Cuando Cristóbal Colón descubrió Cuba para el reino de España, se pensó que nuestro país sería un productor de oro inagotable, pero la realidad fue que las reservas de este metal eran bien escasas. La verdadera fuente de riquezas, a la larga, resultó ser el azúcar producido a partir del cultivo de la caña, el oro dulce fue el combustible que impulsó el motor de la prosperidad económica nacional.
Con el cultivo de la caña y la fabricación de azúcar llegaron de forma progresiva los adelantos tecnológicos, se aumentó la cantidad y calidad de su elaboración. Los siglos xix y xx, respectivamente, fueron testigos de una verdadera revolución de la industria azucarera, gran cantidad de ingenios surgieron a lo largo y ancho de nuestra geografía. Las guerras mundiales trajeron nefastas consecuencias para Europa, pero el vacío de producción en el viejo continente benefició a nuestra primera industria con el aumento de los precios del azúcar, períodos conocidos como de las vacas gordas y la danza de los millones.

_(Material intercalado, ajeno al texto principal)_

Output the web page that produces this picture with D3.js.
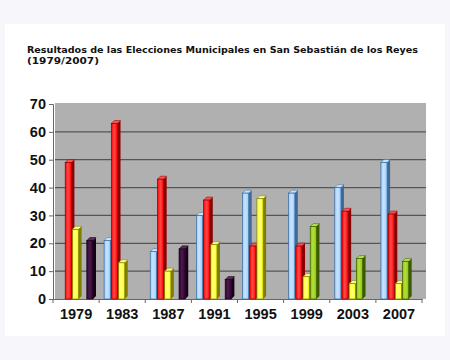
<!DOCTYPE html>
<html>
<head>
<meta charset="utf-8">
<script src="https://cdn.jsdelivr.net/npm/d3@7"></script>
<style>
  html, body { margin: 0; padding: 0; background: #f7f6fb; }
  svg { display: block; }
</style>
</head>
<body>
<div id="chart"></div>
<script>
const years = ["1979", "1983", "1987", "1991", "1995", "1999", "2003", "2007"];
const seriesNames = ["azul", "rojo", "amarillo", "verde", "morado"];
// null = no bar that year
const azul     = [null, 21, 17, 30, 38, 38, 40, 49];
const rojo     = [49, 63, 43, 35.5, 19, 19, 31.5, 30.5];
const amarillo = [25, 13, 10, 19.5, 36, 8, 5.5, 5.5];
const verde    = [null, null, null, null, null, 26, 14.5, 13.5];
const morado   = [21, null, 18, 7, null, null, null, null];
const yTicks = [0, 10, 20, 30, 40, 50, 60, 70];

const colors = {
  azul:     { front: "#99ccff", light: "#c8e4ff", side: "#3d6a99", top: "#c4e2ff" },
  rojo:     { front: "#ff0000", light: "#ff4a4a", side: "#8c0000", top: "#ff5050" },
  amarillo: { front: "#ffff00", light: "#ffff90", side: "#7d7d00", top: "#ffff80" },
  verde:    { front: "#8fc400", light: "#b4e040", side: "#3a5a00", top: "#b8e040" },
  morado:   { front: "#330033", light: "#4a1a4a", side: "#150015", top: "#5a2a5a" },
};

const W = 450, H = 360;
const svg = d3.select("#chart").append("svg").attr("width", W).attr("height", H);

// gradients for the front faces
const defs = svg.append("defs");
seriesNames.forEach(s => {
  const lg = defs.append("linearGradient").attr("id", `grad-${s}`)
    .attr("x1", "0%").attr("x2", "100%").attr("y1", "0%").attr("y2", "0%");
  lg.append("stop").attr("offset", "0%").attr("stop-color", colors[s].front);
  lg.append("stop").attr("offset", "45%").attr("stop-color", colors[s].light);
  lg.append("stop").attr("offset", "100%").attr("stop-color", colors[s].front);
});

// white panel
svg.append("rect").attr("x", 5).attr("y", 24).attr("width", 440).attr("height", 312).attr("fill", "#ffffff");

// title
const title = svg.append("text")
  .attr("font-family", "DejaVu Sans")
  .attr("font-weight", "bold")
  .attr("font-size", 8.8)
  .attr("fill", "#111");
title.append("tspan").attr("x", 27).attr("y", 53)
  .attr("textLength", 391).attr("lengthAdjust", "spacingAndGlyphs")
  .text("Resultados de las Elecciones Municipales en San Sebastián de los Reyes");
title.append("tspan").attr("x", 27).attr("y", 64)
  .attr("textLength", 72).attr("lengthAdjust", "spacingAndGlyphs")
  .text("(1979/2007)");

const plotLeft = 53, plotRight = 422, plotTop = 104, plotBottom = 299;
const depth = 3;

const x0 = d3.scaleBand().domain(years).range([plotLeft, plotRight]);
const x1 = d3.scaleBand().domain(seriesNames).range([5, 41]);
const y = d3.scaleLinear().domain([0, 70]).range([plotBottom, plotTop]);

// back wall
svg.append("rect")
  .attr("x", plotLeft + 2).attr("y", y(70) - 1)
  .attr("width", plotRight + 2 - plotLeft).attr("height", plotBottom - y(70) + 1)
  .attr("fill", "#b0b0b0");

// gridlines
svg.append("g").selectAll("line")
  .data(yTicks.filter(d => d > 0 && d < 70))
  .join("line")
  .attr("x1", plotLeft + 2).attr("x2", plotRight + 4)
  .attr("y1", d => y(d)).attr("y2", d => y(d))
  .attr("stroke", "#555").attr("stroke-width", 1.3);

// y axis
const yAxis = d3.axisLeft(y).tickValues(yTicks).tickSize(4).tickPadding(3);
const gy = svg.append("g").attr("transform", `translate(${plotLeft},0)`).call(yAxis);
gy.select(".domain").attr("stroke", "#666");
gy.selectAll(".tick line").attr("stroke", "#666");
gy.selectAll("text")
  .attr("font-family", "Liberation Sans, Arial")
  .attr("font-weight", "bold")
  .attr("font-size", 14.5)
  .attr("fill", "#111");

// x axis
const xAxis = d3.axisBottom(x0).tickSize(0).tickPadding(10);
const gx = svg.append("g").attr("transform", `translate(0,${plotBottom})`).call(xAxis);
gx.select(".domain").attr("stroke", "#666");
gx.selectAll("text")
  .attr("font-family", "Liberation Sans, Arial")
  .attr("font-weight", "bold")
  .attr("font-size", 14.5)
  .attr("fill", "#111");
// tick marks at category boundaries
svg.append("g").selectAll("line")
  .data(years.concat(["end"]))
  .join("line")
  .attr("x1", (d, i) => plotLeft + i * x0.bandwidth())
  .attr("x2", (d, i) => plotLeft + i * x0.bandwidth())
  .attr("y1", plotBottom).attr("y2", plotBottom + 4)
  .attr("stroke", "#666");

// bars
const seriesData = { azul, rojo, amarillo, verde, morado };
const bars = [];
years.forEach((yr, i) => {
  seriesNames.forEach(s => {
    const v = seriesData[s][i];
    if (v != null) bars.push({ year: yr, series: s, value: v });
  });
});

const bw = 6.2;
const g = svg.append("g");
const barG = g.selectAll("g.bar").data(bars).join("g").attr("class", "bar");

// side face
barG.append("path")
  .attr("d", d => {
    const x = x0(d.year) + x1(d.series) + bw;
    const yt = y(d.value);
    return `M${x},${plotBottom} L${x},${yt} L${x + depth},${yt - depth} L${x + depth},${plotBottom - depth} Z`;
  })
  .attr("fill", d => colors[d.series].side);

// top face
barG.append("path")
  .attr("d", d => {
    const x = x0(d.year) + x1(d.series);
    const yt = y(d.value);
    return `M${x},${yt} L${x + depth},${yt - depth} L${x + bw + depth},${yt - depth} L${x + bw},${yt} Z`;
  })
  .attr("fill", d => colors[d.series].top)
  .attr("stroke", d => colors[d.series].side)
  .attr("stroke-width", 0.5);

// front face
barG.append("rect")
  .attr("x", d => x0(d.year) + x1(d.series))
  .attr("y", d => y(d.value))
  .attr("width", bw)
  .attr("height", d => plotBottom - y(d.value))
  .attr("fill", d => `url(#grad-${d.series})`)
  .attr("stroke", d => colors[d.series].side)
  .attr("stroke-width", 0.7);
</script>
</body>
</html>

Llegados los barbudos a La Habana, en 1959, se continuó con el fomento de la producción azucarera a partir de los centrales nacionalizados y, posteriormente, con algunos fabricados con ayuda del campo socialista. La década de los setenta del pasado siglo en nuestro país, fue de puro cañaveral. Se abandonaron y descuidaron otras tareas para potenciar esa obsesión de Fidel Castro que se nombró “La zafra de los diez millones”. Al final, solo fueron ocho los millones a costa del sacrificio de la mayoría. Lo único bueno surgido de esa época de chifladura, fue el popular grupo musical “Van Van”, nombre tomado por el eslogan de moda que rezaba: “De que van, van”, en referencia al cumplimiento del descabellado plan de producción.
De cualquier manera, es innegable el peso de esta industria en nuestra economía, por eso todos observamos boquiabiertos e incrédulos cuando se anunció, pocos años atrás, la “Tarea Álvaro Reinoso”, que no era otra cosa que un desmantelamiento irracional de la industria azucarera. La justificación dada fue de las más absurdas: que el precio del azúcar en el mercado internacional estaba demasiado bajo; nos preguntamos entonces ¿cómo es posible que otros países productores continuaron fabricando azúcar? La respuesta es que las empresas privadas son eficientes y las empresas socialistas nuestras no.
Así que la solución fue botar el sofá por la ventana, sin importar las consecuencias que a la postre acarreó semejante desatino: Comunidades enteras se convirtieron en pueblos fantasmas, al depender del central azucarero como medio y modo de vida. De nada valieron medidas emergentes que resultaron en fracasos, como era de esperar, para aliviar la situación a los miles de hombres y mujeres que quedaron desprotegidos al despojárseles de su medio de subsistencia e idiosincrasia. Hoy hay pueblos, como Lugareño, otrora orgullosa comunidad azucarera, donde los únicos empleos existentes son en servicios comunales y como obrero agrícola.
Ahora la nomenclatura está corriendo y exigiendo producción y eficiencia, claro está, no reconocen su error, uno de tantos. Nada, que siguen experimentando y si no resulta, pues bien, “el momento histórico lo requería”, es la eterna justificación, amplificada servilmente por la oficial y maniatada prensa. Por supuesto, nadie rinde cuentas o paga, como no sea el sufrido pueblo cubano.